On Monday, it was windy and cold, and I was apprehensive.  Christy had me start my lesson with reins short and legs active, asking me to put Derby on the bit and keep him there.   Now, the fact that I generally *don’t* do this is the root of many of my problems, and I know this.  However, thinking something and doing it are different things.  Howeve, with Christy’s coaching, we had some lovely contact and subsequent walk work, but I struggled putting it all together at the trot.
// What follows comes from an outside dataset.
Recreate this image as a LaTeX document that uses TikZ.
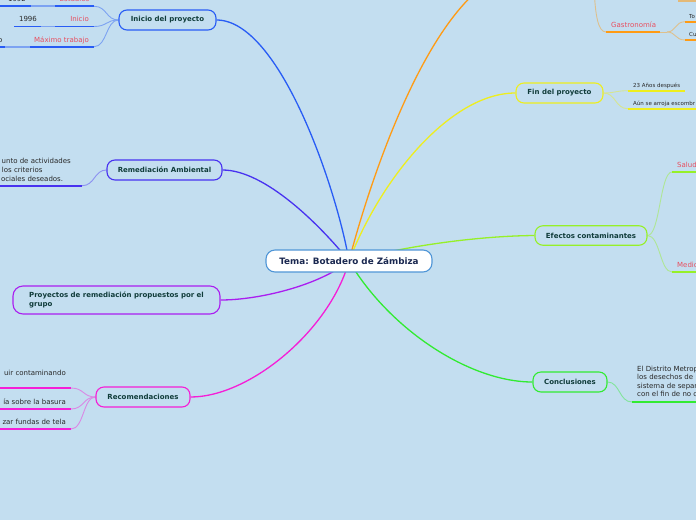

Doing big trot/little trot with Tuck

Doing big trot/little trot with Tuck

I tried again yesterday, and did a bit better, but the real breakthrough was tonight.  It’s been months since I was able to get Derby to stay round and connected, with good contact, but I got it done tonight.  I have another lesson tomorrow, and will try to get some video.  It felt great, and I want to see how we look!

In addition to Derby, I’ve been working assiduously on my strength and position by grabbing additional rides on Tucker when I can, which is usually about three times a week.  This is working well for me, as Tuck is a very sensitive guy, and gives me indisputable feedback about my position.  If leaning one way or slumping another, he lets me know.  Tucker is helping me improve my own straightness, because he refuses to ignore me when I’m crooked.

Working with my little buddy Tucker

Working with my little buddy Tucker

Christy has also wisely used this rebuilding time to  work on quieting my hands, and her efforts are paying off.  All in all, I’m much quieter in the saddle, and the horses are going better, because (at least I believe) I’m reducing the ambient noise my flapping arms and nagging heels caused.     The work is a bit dull but there’s no question that rides like tonight are a satisfying payoff.